CC BY-NC-ND 4.0 · Neurology International Open 2017; 01(04): E326-E335
DOI: 10.1055/s-0043-122200
Original Article
Eigentümer und Copyright ©Georg Thieme Verlag KG 2017

Movement Therapy of the Upper Extremities with a Robotic Ball in Stroke Patients: Results of a Randomized Controlled Crossover Study

Tilo Neuendorf1, Daniel Zschäbitz1, Nico Nitzsche1, Henry Schulz1
  • 1Technische Universität Chemnitz – Sportmedizin/-biologie, TU Chemnitz – Institut für Angewandte Bewegungswissenschaften, Chemnitz
Further Information

Publication History

Publication Date:
14 December 2017 (online)


Background Stroke is associated with motor impairments of the upper extremities. The defining goal of rehabilitation is independent execution of activities of daily living. New therapy procedures use different hardware components to implement digital therapy contents. These can be useful complements to established therapy protocols.
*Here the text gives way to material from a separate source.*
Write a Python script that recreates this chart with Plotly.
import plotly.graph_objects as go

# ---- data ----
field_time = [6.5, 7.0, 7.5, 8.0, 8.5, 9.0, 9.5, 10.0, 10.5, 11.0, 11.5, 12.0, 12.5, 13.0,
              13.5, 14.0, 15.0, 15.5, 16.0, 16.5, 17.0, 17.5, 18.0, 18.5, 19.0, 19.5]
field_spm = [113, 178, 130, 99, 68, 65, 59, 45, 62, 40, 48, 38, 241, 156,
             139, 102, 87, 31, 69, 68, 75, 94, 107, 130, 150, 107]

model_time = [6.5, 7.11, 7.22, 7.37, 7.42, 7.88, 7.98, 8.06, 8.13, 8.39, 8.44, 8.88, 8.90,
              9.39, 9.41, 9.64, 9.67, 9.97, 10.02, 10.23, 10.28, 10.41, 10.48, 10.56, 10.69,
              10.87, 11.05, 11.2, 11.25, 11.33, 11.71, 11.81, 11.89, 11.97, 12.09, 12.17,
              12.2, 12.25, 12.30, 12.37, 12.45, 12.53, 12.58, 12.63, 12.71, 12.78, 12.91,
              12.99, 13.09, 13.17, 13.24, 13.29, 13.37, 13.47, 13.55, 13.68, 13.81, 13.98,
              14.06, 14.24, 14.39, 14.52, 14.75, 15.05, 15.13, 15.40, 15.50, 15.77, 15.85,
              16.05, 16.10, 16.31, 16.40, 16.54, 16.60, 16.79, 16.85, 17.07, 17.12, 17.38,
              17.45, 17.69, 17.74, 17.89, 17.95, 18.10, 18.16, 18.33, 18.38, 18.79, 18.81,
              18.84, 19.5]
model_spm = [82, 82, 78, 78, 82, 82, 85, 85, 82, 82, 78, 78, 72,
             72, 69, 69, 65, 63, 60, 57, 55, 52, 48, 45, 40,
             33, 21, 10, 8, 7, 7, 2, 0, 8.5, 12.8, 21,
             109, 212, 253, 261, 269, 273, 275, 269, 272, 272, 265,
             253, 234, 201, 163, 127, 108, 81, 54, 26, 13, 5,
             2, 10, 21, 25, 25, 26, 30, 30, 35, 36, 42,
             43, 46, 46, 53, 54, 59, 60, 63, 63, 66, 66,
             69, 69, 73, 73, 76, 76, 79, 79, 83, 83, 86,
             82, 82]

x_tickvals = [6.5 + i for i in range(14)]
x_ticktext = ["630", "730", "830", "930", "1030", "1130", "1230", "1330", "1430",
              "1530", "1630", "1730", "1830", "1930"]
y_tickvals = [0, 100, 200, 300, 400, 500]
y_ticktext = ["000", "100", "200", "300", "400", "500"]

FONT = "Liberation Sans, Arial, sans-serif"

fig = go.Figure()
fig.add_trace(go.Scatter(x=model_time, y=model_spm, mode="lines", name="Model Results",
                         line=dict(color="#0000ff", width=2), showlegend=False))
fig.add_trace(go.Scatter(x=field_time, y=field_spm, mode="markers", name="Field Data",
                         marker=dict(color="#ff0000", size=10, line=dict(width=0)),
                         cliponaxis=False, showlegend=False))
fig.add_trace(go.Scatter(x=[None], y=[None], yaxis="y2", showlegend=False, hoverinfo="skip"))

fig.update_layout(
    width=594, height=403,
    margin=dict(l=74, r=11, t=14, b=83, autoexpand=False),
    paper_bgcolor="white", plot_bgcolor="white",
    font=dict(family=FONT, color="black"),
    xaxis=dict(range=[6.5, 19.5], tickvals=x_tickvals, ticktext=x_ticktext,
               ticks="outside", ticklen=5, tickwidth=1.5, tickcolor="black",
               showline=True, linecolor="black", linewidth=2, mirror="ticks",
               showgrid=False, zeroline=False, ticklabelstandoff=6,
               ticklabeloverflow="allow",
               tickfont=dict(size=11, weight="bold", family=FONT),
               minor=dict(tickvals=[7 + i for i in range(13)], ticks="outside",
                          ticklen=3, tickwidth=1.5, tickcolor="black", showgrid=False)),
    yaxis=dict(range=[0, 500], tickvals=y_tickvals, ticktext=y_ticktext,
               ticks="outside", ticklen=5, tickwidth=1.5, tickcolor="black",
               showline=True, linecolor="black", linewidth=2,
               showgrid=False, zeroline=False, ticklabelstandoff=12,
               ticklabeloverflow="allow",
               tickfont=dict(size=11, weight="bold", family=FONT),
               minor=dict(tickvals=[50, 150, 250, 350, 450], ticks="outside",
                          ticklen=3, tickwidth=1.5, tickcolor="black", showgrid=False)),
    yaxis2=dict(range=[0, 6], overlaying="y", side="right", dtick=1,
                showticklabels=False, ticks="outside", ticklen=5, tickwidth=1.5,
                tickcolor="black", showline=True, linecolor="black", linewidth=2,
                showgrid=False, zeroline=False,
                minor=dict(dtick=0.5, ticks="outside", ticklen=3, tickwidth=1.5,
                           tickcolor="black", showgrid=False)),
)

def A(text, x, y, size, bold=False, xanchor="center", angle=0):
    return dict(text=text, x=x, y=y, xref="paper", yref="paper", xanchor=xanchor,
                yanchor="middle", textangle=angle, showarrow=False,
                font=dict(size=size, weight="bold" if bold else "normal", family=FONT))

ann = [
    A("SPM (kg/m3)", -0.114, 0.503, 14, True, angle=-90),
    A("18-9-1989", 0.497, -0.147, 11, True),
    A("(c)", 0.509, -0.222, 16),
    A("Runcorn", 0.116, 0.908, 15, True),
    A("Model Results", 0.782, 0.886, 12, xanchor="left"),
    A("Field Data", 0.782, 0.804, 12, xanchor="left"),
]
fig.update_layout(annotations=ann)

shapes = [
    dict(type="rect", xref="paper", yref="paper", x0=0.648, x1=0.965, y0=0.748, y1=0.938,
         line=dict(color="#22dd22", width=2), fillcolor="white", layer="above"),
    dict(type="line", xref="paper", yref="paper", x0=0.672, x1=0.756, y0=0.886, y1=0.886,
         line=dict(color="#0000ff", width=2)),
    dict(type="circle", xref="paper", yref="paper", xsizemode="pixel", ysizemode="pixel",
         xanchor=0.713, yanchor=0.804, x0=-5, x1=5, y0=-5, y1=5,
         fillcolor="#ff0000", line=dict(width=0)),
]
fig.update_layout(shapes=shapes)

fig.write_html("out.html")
Objectives The aim of this study was to examine the effect of movement therapy with a robotic ball on motor function parameters in stroke patients.

Materials and Methods 25 patients (60.0±10.0 years, 172.5±13.8 cm, 79.5±13.8 kg, 89.8±72.6 months post-stroke) took part in this crossover study. The intervention and control periods comprised 12 weeks each. Training with the robotic ball was done in addition to standard therapy two times a week for 45 min each. Different game activities were carried out with the help of a tablet and a smartphone.

Results Isometric grip strength improved by 4.5±3.6 kg (p=0.000), and unilateral dexterity increased by 7.5±6.3 successful tries (p=0.000) in the round block test. The self-reported disabilities of the arm, shoulder and hand were assessed using the QuickDASH questionnaire and showed improvements by 12.4±13.0 points (p=0.001).

Conclusions Additional therapy using the robotic ball improved upper extremity motor function and self-perceived health status in chronic stroke patients. However, performance stagnated when standard therapy was implemented alone. Moderately affected patients seem to benefit the most. The presence of very severe motor or cognitive symptoms led, in part, to some dropouts. The results need to be verified using larger patient populations.